Queen Anne is remembered for the union of England and Scotland in 1707, which formed the United Kingdom of Great Britain. She also dramatically expanded the nation’s slave-trading activities by securing from Spain in 1713 the Asiento de negros, a monopoly right to supply enslaved African people to Spain’s colonies in South America. This contract was fulfilled by the South Sea Company.

George I (1714-1727)

George I was governor of the South Sea Company and held a substantial shareholding.

Histories of the company overwhelmingly dwell on the “South Sea bubble” – the 1720 rise and the collapse of the company’s share price. Few focus on the nature of its business – the Asiento contract to supply 4,800 adult, healthy males to Latin America annually.

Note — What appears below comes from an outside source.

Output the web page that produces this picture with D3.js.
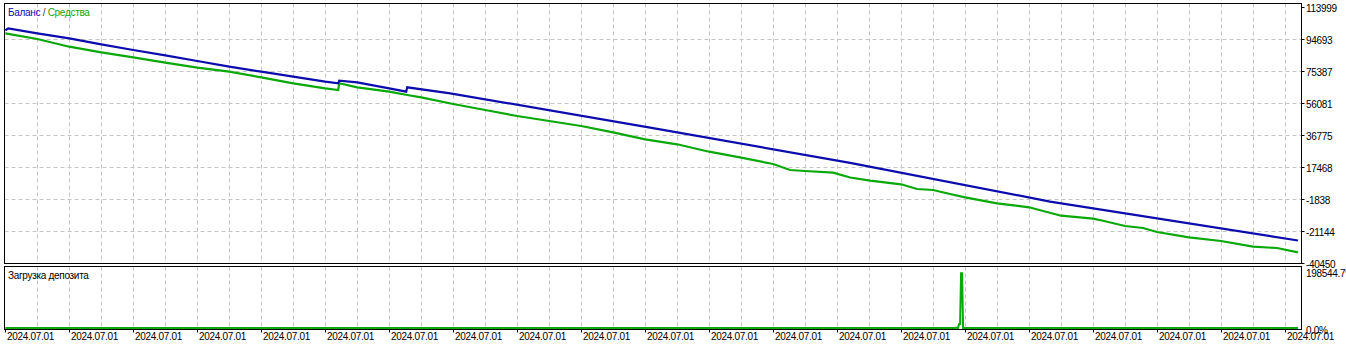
<!DOCTYPE html>
<html>
<head>
<meta charset="utf-8">
<script src="https://cdn.jsdelivr.net/npm/d3@7"></script>
<style>
	body { margin: 0; background: #fff; }
	svg text { font-family: "Liberation Sans", Arial, sans-serif; font-size: 10px; letter-spacing: -0.3px; }
</style>
</head>
<body>
<svg id="chart" width="1346" height="346"></svg>
<script>
/* balance curve: [deal index, balance] */
const balance = [
	[0, 100000], [3, 101028], [32, 98132], [64, 95115], [96, 91495], [128, 88056],
	[160, 84859], [192, 81420], [224, 77981], [256, 74964], [288, 71948], [320, 68931],
	[333, 67966], [334, 69534], [352, 68569], [384, 64949], [401, 62898], [402, 65552],
	[445, 61932], [645, 41200], [845, 20002], [1045, -3400], [1293, -26876]
];

/* equity curve: [deal index, equity] */
const equity = [
	[0, 98132], [32, 94693], [64, 90047], [96, 86669], [128, 83652], [160, 80394],
	[192, 77377], [224, 74964], [256, 71586], [288, 67966], [320, 64949], [333, 63923],
	[334, 67966], [352, 65552], [384, 62898], [402, 60908], [416, 59519], [448, 55477],
	[480, 51857], [512, 48237], [544, 45221], [576, 42204], [608, 38403], [640, 34180],
	[672, 31163], [704, 26699], [736, 23079], [768, 19278], [785, 15658], [800, 15055],
	[828, 14029], [845, 11133], [865, 9202], [896, 7030], [912, 4195], [928, 3591],
	[945, 1178], [960, -813], [992, -4433], [1024, -6846], [1056, -11914], [1088, -13724],
	[1098, -14931], [1120, -18128], [1138, -19335], [1152, -21748], [1184, -24946],
	[1216, -27178], [1248, -30617], [1272, -31401], [1293, -33995]
];

/* deposit load, % : [deal index, load] */
const depositLoad = [
	[0, 0], [950, 0], [951, 1000], [952, 1000], [953, 0], [954, 14000], [955, 14000],
	[956, 191000], [957, 191000], [958, 0], [1293, 0]
];

const yTicks = [113999, 94693, 75387, 56081, 36775, 17468, -1838, -21144, -40450];
const loadTicks = [198544.7, 0];
const xTickLabels = d3.range(21).map(() => "2024.07.01");

const blueColor = "#0c0cad";
const greenColor = "#0aa80a";
const gridColor = "#c4c4c4";

const svg = d3.select("#chart");

const left = 4.5, right = 1301.5;
const mainTop = 3.5, mainBottom = 263.5;
const loadTop = 266.5, loadBottom = 329.5;

const x = d3.scaleLinear().domain([0, 1293]).range([5.3, 1298]);
const y = d3.scaleLinear().domain([-40450, 113999]).range([263, 7]);
const yLoad = d3.scaleLinear().domain([0, 198544.7]).range([328, 271]);

// vertical grid every 32 deals, labels every 64
const gridIdx = d3.range(32, 1293, 32);
const tickIdx = d3.range(0, 1293, 64);

// dashed grid, main panel
svg.append("g")
	.selectAll("line")
	.data(gridIdx)
	.join("line")
	.attr("x1", d => Math.round(x(d)) + 0.5)
	.attr("x2", d => Math.round(x(d)) + 0.5)
	.attr("y1", mainTop)
	.attr("y2", mainBottom)
	.attr("stroke", gridColor)
	.attr("stroke-dasharray", "4 3");

svg.append("g")
	.selectAll("line")
	.data(yTicks.slice(1, -1))
	.join("line")
	.attr("x1", left)
	.attr("x2", right)
	.attr("y1", d => Math.round(y(d)) + 0.5)
	.attr("y2", d => Math.round(y(d)) + 0.5)
	.attr("stroke", gridColor)
	.attr("stroke-dasharray", "4 3");

// dashed grid, deposit load panel
svg.append("g")
	.selectAll("line")
	.data(gridIdx)
	.join("line")
	.attr("x1", d => Math.round(x(d)) + 0.5)
	.attr("x2", d => Math.round(x(d)) + 0.5)
	.attr("y1", loadTop)
	.attr("y2", loadBottom)
	.attr("stroke", gridColor)
	.attr("stroke-dasharray", "4 3");

// curves
const line = d3.line().x(d => x(d[0])).y(d => y(d[1]));
const loadLine = d3.line().x(d => x(d[0])).y(d => yLoad(d[1]));

svg.append("path")
	.datum(equity)
	.attr("d", line)
	.attr("fill", "none")
	.attr("stroke", greenColor)
	.attr("stroke-width", 2.2);

svg.append("path")
	.datum(balance)
	.attr("d", line)
	.attr("fill", "none")
	.attr("stroke", blueColor)
	.attr("stroke-width", 2.2);

svg.append("path")
	.datum(depositLoad)
	.attr("d", loadLine)
	.attr("fill", "none")
	.attr("stroke", greenColor)
	.attr("stroke-width", 2);

// panel frames
svg.append("rect")
	.attr("x", left).attr("y", mainTop)
	.attr("width", right - left).attr("height", mainBottom - mainTop)
	.attr("fill", "none").attr("stroke", "#000");

svg.append("rect")
	.attr("x", left).attr("y", loadTop)
	.attr("width", right - left).attr("height", loadBottom - loadTop)
	.attr("fill", "none").attr("stroke", "#000");

// right axis, main panel
const yAxis = svg.append("g");
yAxis.selectAll("line")
	.data(yTicks)
	.join("line")
	.attr("x1", right)
	.attr("x2", right + 3)
	.attr("y1", d => Math.round(y(d)) + 0.5)
	.attr("y2", d => Math.round(y(d)) + 0.5)
	.attr("stroke", "#000");
yAxis.selectAll("text")
	.data(yTicks)
	.join("text")
	.attr("x", 1306)
	.attr("y", d => y(d) + 5)
	.attr("fill", "#000")
	.text(d => d);

// right axis, deposit load
svg.append("g")
	.selectAll("text")
	.data(loadTicks)
	.join("text")
	.attr("x", 1306)
	.attr("y", d => yLoad(d) + 5.5)
	.attr("fill", "#000")
	.text(d => d.toFixed(1) + "%");

// bottom axis
const xAxis = svg.append("g");
xAxis.selectAll("line")
	.data(tickIdx)
	.join("line")
	.attr("x1", d => Math.round(x(d)) + 0.5)
	.attr("x2", d => Math.round(x(d)) + 0.5)
	.attr("y1", loadBottom)
	.attr("y2", loadBottom + 3)
	.attr("stroke", "#000");
xAxis.selectAll("text")
	.data(tickIdx)
	.join("text")
	.attr("x", d => Math.round(x(d)) + 2)
	.attr("y", 340)
	.attr("fill", "#000")
	.text((d, i) => xTickLabels[i]);

// legends
const legend = svg.append("text").attr("x", 8).attr("y", 16);
legend.append("tspan").attr("fill", blueColor).text("Баланс");
legend.append("tspan").attr("fill", "#333").text(" / ");
legend.append("tspan").attr("fill", greenColor).text("Средства");

svg.append("text")
	.attr("x", 8)
	.attr("y", 279)
	.attr("fill", "#000")
	.text("Загрузка депозита");
</script>
</body>
</html>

John Carswell, in his book The South Sea Bubble, calculated that despite the collapse in shares, the king made a large profit from his investment.

George II (1727-1760)

George II was also a governor and shareholder of the South Sea Company. According to the Slave Voyages database, which has collated records of the transatlantic trafficking of enslaved people, the company took 41,923 African captives on its ships between 1714 and 1740. More than 7,000 people died on the voyages.

George III
George III wrote an essay as a teenager arguing that slavery had no moral basis. Photograph: Prisma Archivo/Alamy

George III (1760-1820)

An essay George III wrote as a teenager, arguing that slavery had no moral basis, has been cited by some as evidence that the future king was opposed to it. But he supported the continuation of the slave trade and slavery, and opposed the abolition movement behind the scenes, according to research by the historian Brooke Newman for her forthcoming book, The Queen’s Silence.

George IV (1820-1830)

George IV’s lack of support for the growing movement to abolish slavery also helped to delay emancipation for years. His reign was marked by ruthless suppression of uprisings by enslaved people in the Caribbean.

These included the response in Demerara, Guyana, in 1823. According to Michael Taylor, in his book The Interest, British authorities reacted with a massacre, on-the-spot executions, and sentences of whipping. Ten enslaved people who rebelled were hanged then decapitated, and their heads were displayed on spikes.

William IV (1830-1837)

William IV was king at the time slavery was abolished in 1833, but he had always opposed abolition.

Before becoming king, he held the title Duke of Clarence and spent time in the Caribbean, where he befriended plantation owners and boasted of contracting a sexual disease. He devoted speeches in the Lords to defending slavery, arguing that it was vital to prosperity, and he argued that enslaved people were “comparatively in a state of humble happiness”.

Clarence House, today’s home of King Charles III and Camilla, the Queen Consort, was built for William IV in the late 1820s.